Radiologists are expected to have pertinent knowledge to guide the referring physicians in selecting the appropriate imaging modality, based on their training in radiation dose, risk and safety. Disappointingly, the results of this survey show significant knowledge deficit among all radiology workers, including residents, fellows, staff radiologists and technologists. Overall there is significant underestimation of dosage and cancer risk from common examinations. Inaccuracy is seen even in estimating the dosage of commonly performed chest X-rays. Although the questionnaire was not an all-inclusive one and not an ideal way of knowledge assessment with numerous limitations as detailed above in the “Discussion”, significant selective knowledge deficit was identified on typical dose levels and estimated risks of cancer induction of several important imaging examinations. Statistically significant knowledge deficit was seen in technologists compared with residents, fellows and staff radiologists as a group.

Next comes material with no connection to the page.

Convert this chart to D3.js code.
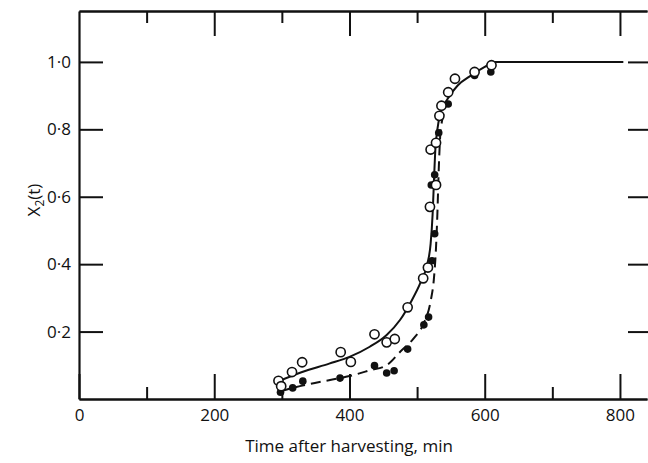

This is of concern as technologists are the first point of contact with the patients and they should be adequately trained to answer common patient questions and concerns. The next level of contact is the residents and fellows, who are often called upon to advise colleagues in other specialities and patients about dose and safety concerns. Staff radiologists have the most important role of acquiring and imparting the knowledge about radiation and any updates in the field to the technologists, residents and fellows periodically, and to provide expert counsel on risk and dose issues. Based on our results, a conscientious effort to provide more robust education and acquire greater knowledge in these matters is required.